A so far unpublished memoir
About the book:
Diagnosed with Rheumatoid Arthritis at the age of seven, Nicole Bradshaw from Sydney Australia has always “lived her best life”. By her early thirties, she was happily ensconced in a world of family, friends, fun, travel and drugs (all legal of course!). Over the years, her life had been interrupted by numerous joint replacements, fusions and reconstructions, or by a blood clot from her ankle to her groin. But life was good. She had it all under control, or so she thought. Suddenly and when she least expected it (like you ever would), her head fell off. Just like that!
Nicole had a basilar invagination – no, not a condition described in a gynaecological pamphlet! A basilar invagination occurs when the odontoid peg (that’s the little peg your head sits on) moves up through the base of your skull. Nicole’s did just that, and was touching her brain stem and spinal cord, causing her to lose strength in her legs and arms and feel indescribably weird.
She was admitted to hospital via emergency and waited for a week to see a surgeon – lying flat on her back with a collar tightly wrapped around her neck, she awaited his return from holidays – it was Christmas! Just hours after their first meeting Nicole was placed, whilst awake, into a halo brace that was screwed directly into her skull. It was attached by rope to a bag weighted down by twenty pounds of water, and there she lay in traction, for days, until the surgery that would save her life, or at the very least the use of her body. Surgeons operated putting a couple of rods, about a dozen screws, a plate and some bone from her hip into the back of her skull and neck. She was imprisoned behind the bars of her halo for months, coping with panic attacks, clinical depression and complete strangers wiping her bum, and all while she was learning to walk again.
In the midst of this trauma and while she was still in hospital, her father died suddenly and completely unexpectedly. This was the catalyst that made her realise how important it was that she got herself well, for her Dad, for the rest of her family, and for her.
After six months getting herself together (with lots of help) she was released from the rehabilitation hospital only to be dragged two days later by ambulance, sweating and shaking with pneumonia, back to where it had all begun months before – the emergency ward of a Sydney hospital.
Nicole intersperses the story of her halo and breakdowns with flashbacks to a life lived, from a very young age, with a disability. She tells of coming of age as she came to terms with being “different”. She admits to sometimes taking advantage of it – and who wouldn’t, as she always says, “if you’ve got it, flaunt it”!

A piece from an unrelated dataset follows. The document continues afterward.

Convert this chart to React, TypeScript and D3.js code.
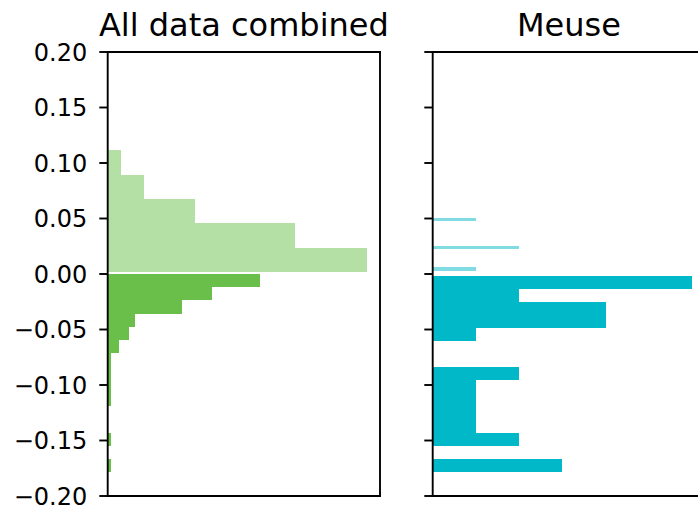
import React from 'react';
import * as d3 from 'd3';

// ---- data ----
const yTicks = [-0.2, -0.15, -0.1, -0.05, 0, 0.05, 0.1, 0.15, 0.2];
const panelTitles = ['All data combined', 'Meuse'];

// All data combined: positive-change bins (light) and negative-change bins (dark)
const allAboveEdges = [0.0016, 0.0236, 0.0456, 0.0676, 0.0896, 0.1115];
const allAboveCounts = [86, 62.1, 28.8, 11.9, 4.3];
const allBelowEdges = [0, -0.0119, -0.0238, -0.0357, -0.0476, -0.0595, -0.0714, -0.0833, -0.0952, -0.1071, -0.119, -0.1309, -0.1428, -0.1547, -0.1666, -0.1785];
const allBelowCounts = [50.6, 34.5, 24.8, 8.9, 6.9, 3.7, 1.2, 1.1, 1.1, 1.1, 0, 0, 1.2, 0, 1.1];

// Meuse
const meuseAboveEdges = [0.00315, 0.00631, 0.00947, 0.01263, 0.01579, 0.01895, 0.02211, 0.02527, 0.02843, 0.03159, 0.03475, 0.03791, 0.04107, 0.04423, 0.04739, 0.05055];
const meuseAboveCounts = [1, 0, 0, 0, 0, 0, 2, 0, 0, 0, 0, 0, 0, 0, 1];
const meuseBelowEdges = [-0.0018, -0.01355, -0.0253, -0.03705, -0.0488, -0.06055, -0.0723, -0.08405, -0.0958, -0.10755, -0.1193, -0.13105, -0.1428, -0.15455, -0.1663, -0.17805];
const meuseBelowCounts = [6, 2, 4, 4, 1, 0, 0, 2, 1, 1, 1, 1, 2, 0, 3];

const greenDark = '#6abf4b';
const greenLight = '#b4dfa5';
const cyanDark = '#00b8c8';
const cyanLight = '#80dbe3';

const FONT = 'DejaVu Sans, sans-serif';

type Hist = { edges: number[]; counts: number[]; color: string };

const panels: { x0: number; x1: number; hists: Hist[]; labels: boolean; rightSpine: boolean }[] = [
  {
    x0: 107.7, x1: 380, labels: true, rightSpine: true,
    hists: [
      { edges: allAboveEdges, counts: allAboveCounts, color: greenLight },
      { edges: allBelowEdges, counts: allBelowCounts, color: greenDark },
    ],
  },
  {
    x0: 432.7, x1: 705, labels: false, rightSpine: true,
    hists: [
      { edges: meuseAboveEdges, counts: meuseAboveCounts, color: cyanLight },
      { edges: meuseBelowEdges, counts: meuseBelowCounts, color: cyanDark },
    ],
  },
];

const Y_TOP = 52;
const Y_BOT = 496;

export default function App() {
  const y = d3.scaleLinear().domain([-0.2, 0.2]).range([Y_BOT, Y_TOP]);
  return (
    <svg width={698} height={511} style={{ position: 'absolute', left: 0, top: 0, background: '#fff' }}>
      {panels.map((p, pi) => {
        const maxC = d3.max(p.hists.flatMap(h => h.counts)) as number;
        const x = d3.scaleLinear().domain([0, maxC * 1.05]).range([p.x0, p.x1]);
        return (
          <g key={pi}>
            {p.hists.map((h, hi) =>
              h.counts.map((c, i) => {
                if (c <= 0) return null;
                const ya = y(h.edges[i]);
                const yb = y(h.edges[i + 1]);
                return (
                  <rect
                    key={`${hi}-${i}`}
                    x={x(0)}
                    y={Math.min(ya, yb)}
                    width={x(c) - x(0)}
                    height={Math.abs(yb - ya)}
                    fill={h.color}
                    shapeRendering="crispEdges"
                  />
                );
              })
            )}
            {/* spines */}
            <line x1={p.x0} x2={p.x1} y1={Y_TOP} y2={Y_TOP} stroke="#000" strokeWidth={1.9} strokeLinecap="square" />
            <line x1={p.x0} x2={p.x1} y1={Y_BOT} y2={Y_BOT} stroke="#000" strokeWidth={1.9} strokeLinecap="square" />
            <line x1={p.x0} x2={p.x0} y1={Y_TOP} y2={Y_BOT} stroke="#000" strokeWidth={1.9} strokeLinecap="square" />
            {p.rightSpine && (
              <line x1={p.x1} x2={p.x1} y1={Y_TOP} y2={Y_BOT} stroke="#000" strokeWidth={1.9} strokeLinecap="square" />
            )}
            {yTicks.map(t => (
              <g key={t}>
                <line x1={p.x0 - 8.4} x2={p.x0} y1={y(t)} y2={y(t)} stroke="#000" strokeWidth={1.9} />
                {p.labels && (
                  <text
                    x={p.x0 - 20.5}
                    y={y(t)}
                    dy="0.36em"
                    textAnchor="end"
                    fontFamily={FONT}
                    fontSize={24}
                    fill="#000"
                  >
                    {d3.format('.2f')(t).replace('-', '\u2212')}
                  </text>
                )}
              </g>
            ))}
            <text
              x={(p.x0 + p.x1) / 2}
              y={36}
              textAnchor="middle"
              fontFamily={FONT}
              fontSize={32}
              fill="#000"
            >
              {panelTitles[pi]}
            </text>
          </g>
        );
      })}
    </svg>
  );
}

Hers is a journey into the hospital system and back out the other side. It’s a voyage around the world (literally) and through the life of a young woman who just happens to have grown up with an “old person’s disease”. And has had a hell of a lot of fun doing it.
So, now I have your attention…
PLEASE READ CHAPTER ONE HERE ON MY WEBSITE
AND PLEASE LEAVE A COMMENT
and if you would like more please let me know via a message.
If you enjoy it, please pass the link on to friends, family, and colleagues so they can read and comment too.
If you want more, let me know and I will be encouraged to continue with this whacky idea to get published
Thank you for reading the beginning of my book. I hope you enjoy it as much as I enjoy the life I have been given.
To quote Oprah – I’m definitely trying to “Live my best life” and hope you are too!
Warm regards Nicole
CHAPTER ONE IS AVAILABLE FREE ON THIS SITE – CLICK ON THE RIGHT OF THIS PAGE WHERE IT SAYS CHAPTER ONE – READ IT HERE FOR FREE (or click here).
CHAPTER TWO IS ALSO NOW AVAILABLE – JUST CLICK ON THE RIGHT
BUT PLEASE PLEASE PLEASE LEAVE A COMMENT IF YOU READ IT. please…
Thank you Nicolex ();-)
Oprah makes me want to be a better person.
Ellen makes me want to be a better dancer.
And yes, I really am a dag.
Dag is an Australian colloquialism and bascially means I’m a bit odd, idiosyncratic, casual, informal.
Which is not a bad thing by the way. In fact I’m kind of proud of my dagginess!